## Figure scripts
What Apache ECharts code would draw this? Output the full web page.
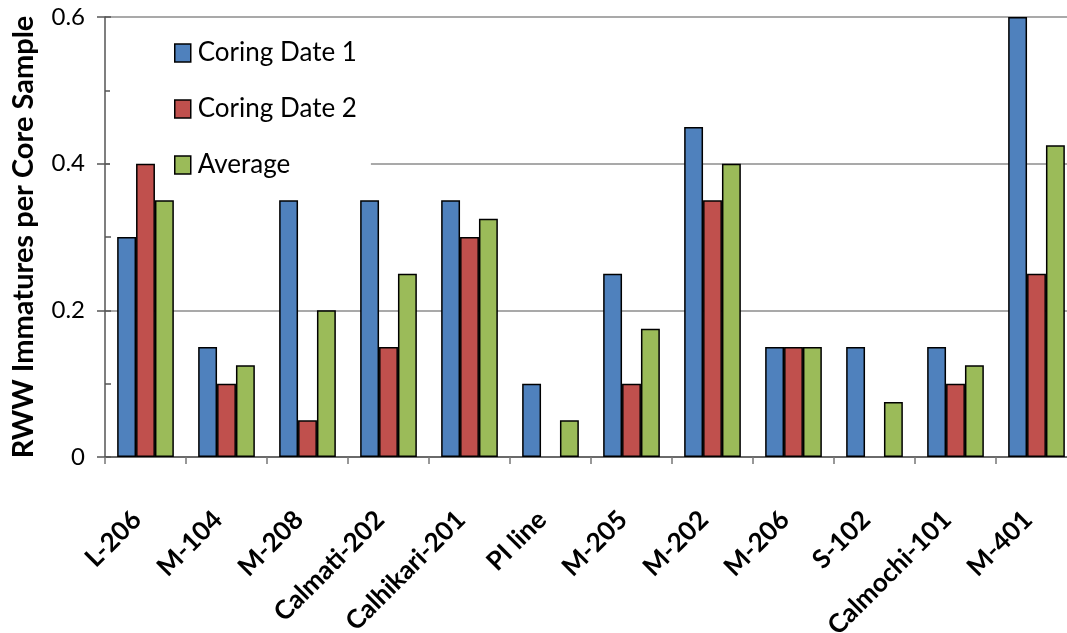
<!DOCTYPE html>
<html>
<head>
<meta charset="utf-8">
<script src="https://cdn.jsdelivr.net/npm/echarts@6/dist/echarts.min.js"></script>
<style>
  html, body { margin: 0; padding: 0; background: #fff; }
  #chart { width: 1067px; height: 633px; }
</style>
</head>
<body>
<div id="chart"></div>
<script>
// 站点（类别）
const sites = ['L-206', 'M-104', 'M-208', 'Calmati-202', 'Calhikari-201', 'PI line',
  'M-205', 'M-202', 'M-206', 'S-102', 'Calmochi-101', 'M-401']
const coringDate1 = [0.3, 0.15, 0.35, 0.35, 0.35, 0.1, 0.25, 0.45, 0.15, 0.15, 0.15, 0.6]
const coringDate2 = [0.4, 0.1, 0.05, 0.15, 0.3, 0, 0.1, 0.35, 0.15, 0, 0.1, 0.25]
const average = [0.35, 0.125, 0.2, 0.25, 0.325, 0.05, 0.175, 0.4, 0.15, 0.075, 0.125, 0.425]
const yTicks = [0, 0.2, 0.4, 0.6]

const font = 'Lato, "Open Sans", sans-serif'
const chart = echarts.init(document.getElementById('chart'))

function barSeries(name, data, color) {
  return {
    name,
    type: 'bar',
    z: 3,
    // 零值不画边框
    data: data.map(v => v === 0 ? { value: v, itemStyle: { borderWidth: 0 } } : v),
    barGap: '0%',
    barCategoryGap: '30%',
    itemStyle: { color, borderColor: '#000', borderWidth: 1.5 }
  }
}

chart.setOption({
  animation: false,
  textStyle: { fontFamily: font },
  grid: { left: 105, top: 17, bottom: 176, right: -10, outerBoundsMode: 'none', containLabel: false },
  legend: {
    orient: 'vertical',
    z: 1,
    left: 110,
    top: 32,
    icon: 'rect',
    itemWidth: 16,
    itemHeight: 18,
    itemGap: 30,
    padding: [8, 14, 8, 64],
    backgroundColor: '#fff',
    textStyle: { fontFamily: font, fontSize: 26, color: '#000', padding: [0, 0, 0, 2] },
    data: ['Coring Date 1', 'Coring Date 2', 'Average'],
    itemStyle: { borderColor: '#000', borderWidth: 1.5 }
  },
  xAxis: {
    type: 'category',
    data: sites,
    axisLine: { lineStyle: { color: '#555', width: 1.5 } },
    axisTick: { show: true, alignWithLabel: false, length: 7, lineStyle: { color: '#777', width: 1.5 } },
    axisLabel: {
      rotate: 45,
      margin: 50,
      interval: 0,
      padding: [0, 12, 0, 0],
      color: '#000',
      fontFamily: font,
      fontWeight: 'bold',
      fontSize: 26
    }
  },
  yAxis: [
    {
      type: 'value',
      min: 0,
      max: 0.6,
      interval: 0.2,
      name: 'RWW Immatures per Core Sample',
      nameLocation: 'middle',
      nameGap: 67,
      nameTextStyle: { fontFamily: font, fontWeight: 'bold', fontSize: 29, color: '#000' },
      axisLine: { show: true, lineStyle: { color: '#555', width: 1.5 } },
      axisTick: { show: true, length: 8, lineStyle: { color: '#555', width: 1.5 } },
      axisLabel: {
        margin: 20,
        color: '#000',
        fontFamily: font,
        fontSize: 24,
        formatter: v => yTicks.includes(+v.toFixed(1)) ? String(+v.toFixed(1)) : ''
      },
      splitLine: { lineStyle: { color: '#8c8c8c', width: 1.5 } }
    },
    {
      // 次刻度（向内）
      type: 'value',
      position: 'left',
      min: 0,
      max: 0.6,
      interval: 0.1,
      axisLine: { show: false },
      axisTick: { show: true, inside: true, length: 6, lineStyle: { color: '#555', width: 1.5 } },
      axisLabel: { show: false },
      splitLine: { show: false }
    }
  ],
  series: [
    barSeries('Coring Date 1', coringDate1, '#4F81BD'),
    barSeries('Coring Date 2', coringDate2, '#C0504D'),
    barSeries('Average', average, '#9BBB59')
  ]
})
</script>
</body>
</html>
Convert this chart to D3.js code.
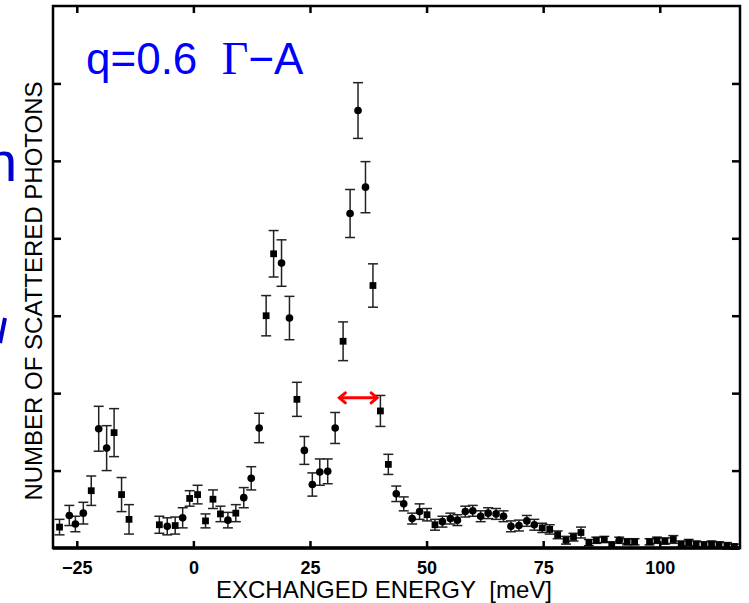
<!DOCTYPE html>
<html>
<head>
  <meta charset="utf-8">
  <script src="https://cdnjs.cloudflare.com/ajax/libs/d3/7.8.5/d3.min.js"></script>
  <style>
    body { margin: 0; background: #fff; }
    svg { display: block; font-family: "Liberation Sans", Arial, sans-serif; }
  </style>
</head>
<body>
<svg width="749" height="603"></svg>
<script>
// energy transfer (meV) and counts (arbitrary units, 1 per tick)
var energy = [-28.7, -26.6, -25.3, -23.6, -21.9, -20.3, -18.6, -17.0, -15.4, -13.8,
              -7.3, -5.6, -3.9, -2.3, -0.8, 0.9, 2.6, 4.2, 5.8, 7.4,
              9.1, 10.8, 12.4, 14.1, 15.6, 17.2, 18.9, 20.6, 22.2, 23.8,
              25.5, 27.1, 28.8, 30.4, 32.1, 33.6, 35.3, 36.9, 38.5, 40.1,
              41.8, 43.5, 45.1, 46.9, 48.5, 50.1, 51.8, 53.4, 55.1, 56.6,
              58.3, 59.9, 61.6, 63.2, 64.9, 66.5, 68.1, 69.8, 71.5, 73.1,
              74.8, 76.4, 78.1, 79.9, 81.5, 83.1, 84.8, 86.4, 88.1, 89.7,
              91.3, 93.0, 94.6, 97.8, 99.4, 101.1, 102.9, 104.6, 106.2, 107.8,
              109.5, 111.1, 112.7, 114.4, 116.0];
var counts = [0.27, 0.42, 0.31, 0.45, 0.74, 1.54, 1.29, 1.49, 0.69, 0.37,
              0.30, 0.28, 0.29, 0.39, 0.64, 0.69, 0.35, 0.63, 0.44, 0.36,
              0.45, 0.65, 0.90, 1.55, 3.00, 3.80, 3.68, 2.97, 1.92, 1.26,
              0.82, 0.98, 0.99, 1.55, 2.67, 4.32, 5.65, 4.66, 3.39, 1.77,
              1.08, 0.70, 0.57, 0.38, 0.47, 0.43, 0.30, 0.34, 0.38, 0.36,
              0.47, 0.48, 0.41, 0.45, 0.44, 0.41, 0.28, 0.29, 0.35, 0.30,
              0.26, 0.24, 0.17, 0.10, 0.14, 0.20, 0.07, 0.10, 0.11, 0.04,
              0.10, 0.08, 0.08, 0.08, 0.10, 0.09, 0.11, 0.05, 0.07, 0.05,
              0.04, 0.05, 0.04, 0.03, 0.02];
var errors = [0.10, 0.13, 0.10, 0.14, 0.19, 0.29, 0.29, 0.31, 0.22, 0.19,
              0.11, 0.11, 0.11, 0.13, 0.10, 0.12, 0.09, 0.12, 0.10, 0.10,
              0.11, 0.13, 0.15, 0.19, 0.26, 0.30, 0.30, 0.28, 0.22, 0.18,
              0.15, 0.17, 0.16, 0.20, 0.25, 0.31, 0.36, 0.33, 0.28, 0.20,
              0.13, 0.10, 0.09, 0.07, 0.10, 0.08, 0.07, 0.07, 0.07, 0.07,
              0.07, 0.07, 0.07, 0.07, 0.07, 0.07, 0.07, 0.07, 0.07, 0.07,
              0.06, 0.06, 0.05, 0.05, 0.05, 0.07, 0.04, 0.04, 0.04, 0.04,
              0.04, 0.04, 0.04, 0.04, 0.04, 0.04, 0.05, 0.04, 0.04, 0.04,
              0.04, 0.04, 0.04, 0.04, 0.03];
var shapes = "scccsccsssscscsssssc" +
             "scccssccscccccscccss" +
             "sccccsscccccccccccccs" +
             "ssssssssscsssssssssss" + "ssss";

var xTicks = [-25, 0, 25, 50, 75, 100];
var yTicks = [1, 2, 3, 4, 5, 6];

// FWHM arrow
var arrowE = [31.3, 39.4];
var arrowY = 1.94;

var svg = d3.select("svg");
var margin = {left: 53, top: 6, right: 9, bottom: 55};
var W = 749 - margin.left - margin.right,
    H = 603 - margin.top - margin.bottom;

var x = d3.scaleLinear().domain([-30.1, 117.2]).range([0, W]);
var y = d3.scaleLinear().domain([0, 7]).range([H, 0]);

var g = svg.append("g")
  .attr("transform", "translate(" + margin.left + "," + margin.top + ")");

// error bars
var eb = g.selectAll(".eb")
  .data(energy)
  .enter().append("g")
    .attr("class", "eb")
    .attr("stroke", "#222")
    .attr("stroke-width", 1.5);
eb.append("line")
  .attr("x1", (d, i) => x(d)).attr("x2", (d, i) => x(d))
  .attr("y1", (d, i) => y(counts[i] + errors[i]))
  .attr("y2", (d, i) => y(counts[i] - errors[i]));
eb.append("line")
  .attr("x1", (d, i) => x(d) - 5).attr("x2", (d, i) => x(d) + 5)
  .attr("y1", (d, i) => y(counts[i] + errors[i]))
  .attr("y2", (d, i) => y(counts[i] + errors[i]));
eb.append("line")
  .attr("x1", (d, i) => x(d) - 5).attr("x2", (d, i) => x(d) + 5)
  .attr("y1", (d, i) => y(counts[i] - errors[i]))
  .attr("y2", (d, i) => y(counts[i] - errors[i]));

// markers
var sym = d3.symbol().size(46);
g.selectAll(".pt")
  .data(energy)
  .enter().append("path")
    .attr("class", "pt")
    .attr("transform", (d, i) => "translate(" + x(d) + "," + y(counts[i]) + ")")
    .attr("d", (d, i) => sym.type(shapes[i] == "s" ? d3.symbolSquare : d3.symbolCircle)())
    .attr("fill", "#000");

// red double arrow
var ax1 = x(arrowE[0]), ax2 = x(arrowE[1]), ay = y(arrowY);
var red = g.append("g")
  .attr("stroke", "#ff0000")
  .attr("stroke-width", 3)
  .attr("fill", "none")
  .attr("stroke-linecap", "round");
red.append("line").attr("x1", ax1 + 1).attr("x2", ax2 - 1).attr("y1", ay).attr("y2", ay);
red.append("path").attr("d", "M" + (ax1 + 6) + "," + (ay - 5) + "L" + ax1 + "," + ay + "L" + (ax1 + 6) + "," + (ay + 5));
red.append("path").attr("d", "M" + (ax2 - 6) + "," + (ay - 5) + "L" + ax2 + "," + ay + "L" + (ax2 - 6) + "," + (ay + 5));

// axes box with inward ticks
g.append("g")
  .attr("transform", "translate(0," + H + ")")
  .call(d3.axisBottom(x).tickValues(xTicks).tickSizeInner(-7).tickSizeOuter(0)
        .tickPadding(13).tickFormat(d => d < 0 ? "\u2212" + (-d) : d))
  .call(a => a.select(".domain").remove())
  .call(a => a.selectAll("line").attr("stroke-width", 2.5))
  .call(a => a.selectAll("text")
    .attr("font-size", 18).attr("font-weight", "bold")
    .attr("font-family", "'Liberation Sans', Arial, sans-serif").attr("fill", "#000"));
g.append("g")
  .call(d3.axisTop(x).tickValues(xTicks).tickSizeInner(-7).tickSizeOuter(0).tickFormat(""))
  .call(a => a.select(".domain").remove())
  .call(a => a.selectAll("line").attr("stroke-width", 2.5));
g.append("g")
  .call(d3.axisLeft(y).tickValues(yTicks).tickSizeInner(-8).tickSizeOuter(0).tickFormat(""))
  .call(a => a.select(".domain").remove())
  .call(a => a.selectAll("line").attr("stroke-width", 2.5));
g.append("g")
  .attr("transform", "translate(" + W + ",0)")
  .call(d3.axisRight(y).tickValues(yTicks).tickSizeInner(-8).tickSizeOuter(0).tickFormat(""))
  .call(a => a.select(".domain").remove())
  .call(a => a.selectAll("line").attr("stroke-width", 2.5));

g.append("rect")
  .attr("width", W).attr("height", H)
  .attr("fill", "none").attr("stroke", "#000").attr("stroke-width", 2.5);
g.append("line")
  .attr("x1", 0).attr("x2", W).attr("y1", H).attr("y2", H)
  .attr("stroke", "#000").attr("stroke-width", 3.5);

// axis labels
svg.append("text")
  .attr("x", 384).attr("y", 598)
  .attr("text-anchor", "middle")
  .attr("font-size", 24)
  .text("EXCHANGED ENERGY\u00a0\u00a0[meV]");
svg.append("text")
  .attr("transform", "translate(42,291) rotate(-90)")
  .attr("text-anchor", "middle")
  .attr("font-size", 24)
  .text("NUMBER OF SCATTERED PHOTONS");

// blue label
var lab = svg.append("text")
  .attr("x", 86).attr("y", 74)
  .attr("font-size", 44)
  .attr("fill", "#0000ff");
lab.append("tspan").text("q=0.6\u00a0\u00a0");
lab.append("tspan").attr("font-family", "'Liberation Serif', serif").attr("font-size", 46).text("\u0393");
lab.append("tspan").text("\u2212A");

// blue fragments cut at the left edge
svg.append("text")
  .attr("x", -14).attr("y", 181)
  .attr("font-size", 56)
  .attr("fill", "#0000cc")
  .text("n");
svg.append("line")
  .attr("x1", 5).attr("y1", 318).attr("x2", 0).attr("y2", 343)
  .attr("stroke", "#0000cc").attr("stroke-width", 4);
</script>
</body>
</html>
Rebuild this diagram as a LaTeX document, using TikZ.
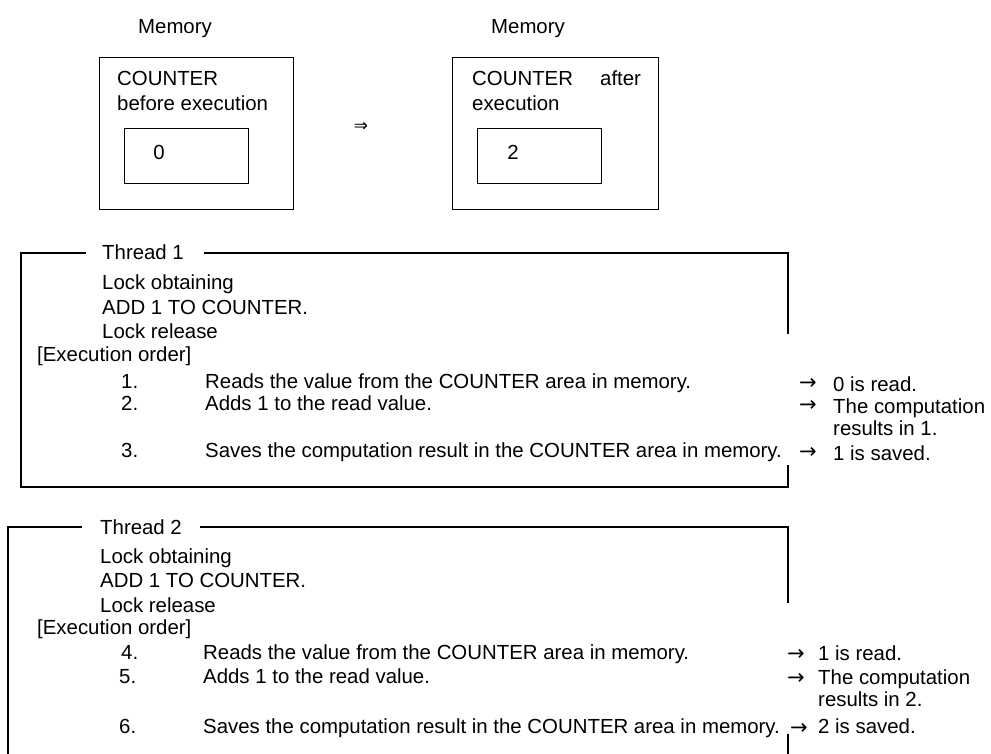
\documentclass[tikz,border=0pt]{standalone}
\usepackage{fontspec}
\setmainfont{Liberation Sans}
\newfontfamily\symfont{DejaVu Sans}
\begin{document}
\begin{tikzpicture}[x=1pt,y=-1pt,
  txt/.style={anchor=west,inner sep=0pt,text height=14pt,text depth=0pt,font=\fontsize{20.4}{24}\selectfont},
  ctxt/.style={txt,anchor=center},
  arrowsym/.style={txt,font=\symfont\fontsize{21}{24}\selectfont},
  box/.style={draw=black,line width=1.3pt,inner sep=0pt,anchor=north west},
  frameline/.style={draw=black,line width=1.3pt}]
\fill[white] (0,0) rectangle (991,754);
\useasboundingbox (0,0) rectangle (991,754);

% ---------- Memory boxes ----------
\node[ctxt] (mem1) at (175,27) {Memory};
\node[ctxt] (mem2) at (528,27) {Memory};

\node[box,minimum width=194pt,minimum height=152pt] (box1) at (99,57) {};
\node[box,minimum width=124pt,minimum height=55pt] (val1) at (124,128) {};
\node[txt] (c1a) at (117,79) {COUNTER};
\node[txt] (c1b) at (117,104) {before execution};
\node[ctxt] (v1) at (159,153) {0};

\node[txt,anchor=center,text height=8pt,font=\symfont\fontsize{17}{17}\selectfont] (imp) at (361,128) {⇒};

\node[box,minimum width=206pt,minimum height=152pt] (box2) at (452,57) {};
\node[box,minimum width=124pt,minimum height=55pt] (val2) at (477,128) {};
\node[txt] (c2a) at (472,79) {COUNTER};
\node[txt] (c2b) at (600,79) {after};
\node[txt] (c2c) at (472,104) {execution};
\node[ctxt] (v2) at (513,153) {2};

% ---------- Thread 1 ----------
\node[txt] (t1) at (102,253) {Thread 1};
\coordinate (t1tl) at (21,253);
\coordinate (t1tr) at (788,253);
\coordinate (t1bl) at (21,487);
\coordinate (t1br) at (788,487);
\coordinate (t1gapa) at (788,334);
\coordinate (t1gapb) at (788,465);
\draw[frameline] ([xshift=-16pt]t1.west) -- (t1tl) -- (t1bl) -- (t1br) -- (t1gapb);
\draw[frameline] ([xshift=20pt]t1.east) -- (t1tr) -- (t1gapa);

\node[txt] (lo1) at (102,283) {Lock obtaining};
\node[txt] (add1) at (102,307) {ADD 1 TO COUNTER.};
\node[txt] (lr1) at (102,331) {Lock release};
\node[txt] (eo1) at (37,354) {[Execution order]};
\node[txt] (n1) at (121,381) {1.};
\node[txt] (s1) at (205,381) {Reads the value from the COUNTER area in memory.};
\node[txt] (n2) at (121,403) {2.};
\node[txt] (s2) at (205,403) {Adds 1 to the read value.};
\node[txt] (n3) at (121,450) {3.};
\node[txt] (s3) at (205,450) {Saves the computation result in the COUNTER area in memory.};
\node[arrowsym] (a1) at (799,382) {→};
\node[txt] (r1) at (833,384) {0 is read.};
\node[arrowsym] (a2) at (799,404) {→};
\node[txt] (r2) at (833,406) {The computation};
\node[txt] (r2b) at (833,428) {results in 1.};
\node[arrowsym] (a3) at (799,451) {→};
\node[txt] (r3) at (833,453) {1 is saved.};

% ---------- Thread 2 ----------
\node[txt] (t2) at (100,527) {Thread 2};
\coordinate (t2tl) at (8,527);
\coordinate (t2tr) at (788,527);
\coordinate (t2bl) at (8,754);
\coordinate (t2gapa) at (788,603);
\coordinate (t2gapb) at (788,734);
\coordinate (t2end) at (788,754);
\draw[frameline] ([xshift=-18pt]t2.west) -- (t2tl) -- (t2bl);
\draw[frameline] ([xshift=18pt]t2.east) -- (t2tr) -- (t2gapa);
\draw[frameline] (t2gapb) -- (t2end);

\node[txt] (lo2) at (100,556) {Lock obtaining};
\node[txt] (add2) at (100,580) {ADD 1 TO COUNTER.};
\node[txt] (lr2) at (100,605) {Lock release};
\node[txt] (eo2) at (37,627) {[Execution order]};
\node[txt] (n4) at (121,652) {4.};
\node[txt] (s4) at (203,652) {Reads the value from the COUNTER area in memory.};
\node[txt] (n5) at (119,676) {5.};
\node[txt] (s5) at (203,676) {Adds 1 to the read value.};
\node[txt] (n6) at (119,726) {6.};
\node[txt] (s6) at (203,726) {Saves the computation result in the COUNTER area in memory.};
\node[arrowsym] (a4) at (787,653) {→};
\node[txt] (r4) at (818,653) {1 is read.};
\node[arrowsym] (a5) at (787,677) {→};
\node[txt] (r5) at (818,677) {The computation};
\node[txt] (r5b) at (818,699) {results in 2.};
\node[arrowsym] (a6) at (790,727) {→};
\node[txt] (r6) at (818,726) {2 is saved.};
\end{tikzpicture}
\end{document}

## The task
Set down word for word the lines from the first entry through the line with "const yTicks = [0, 0.2, 0.4, 0.6]", both included, omitting pictures.

## Answer for this exercise
What Apache ECharts code would draw this? Output the full web page.
<!DOCTYPE html>
<html>
<head>
<meta charset="utf-8">
<script src="https://cdn.jsdelivr.net/npm/echarts@6/dist/echarts.min.js"></script>
<style>
  html, body { margin: 0; padding: 0; background: #fff; }
  #chart { width: 1067px; height: 633px; }
</style>
</head>
<body>
<div id="chart"></div>
<script>
// 站点（类别）
const sites = ['L-206', 'M-104', 'M-208', 'Calmati-202', 'Calhikari-201', 'PI line',
  'M-205', 'M-202', 'M-206', 'S-102', 'Calmochi-101', 'M-401']
const coringDate1 = [0.3, 0.15, 0.35, 0.35, 0.35, 0.1, 0.25, 0.45, 0.15, 0.15, 0.15, 0.6]
const coringDate2 = [0.4, 0.1, 0.05, 0.15, 0.3, 0, 0.1, 0.35, 0.15, 0, 0.1, 0.25]
const average = [0.35, 0.125, 0.2, 0.25, 0.325, 0.05, 0.175, 0.4, 0.15, 0.075, 0.125, 0.425]
const yTicks = [0, 0.2, 0.4, 0.6]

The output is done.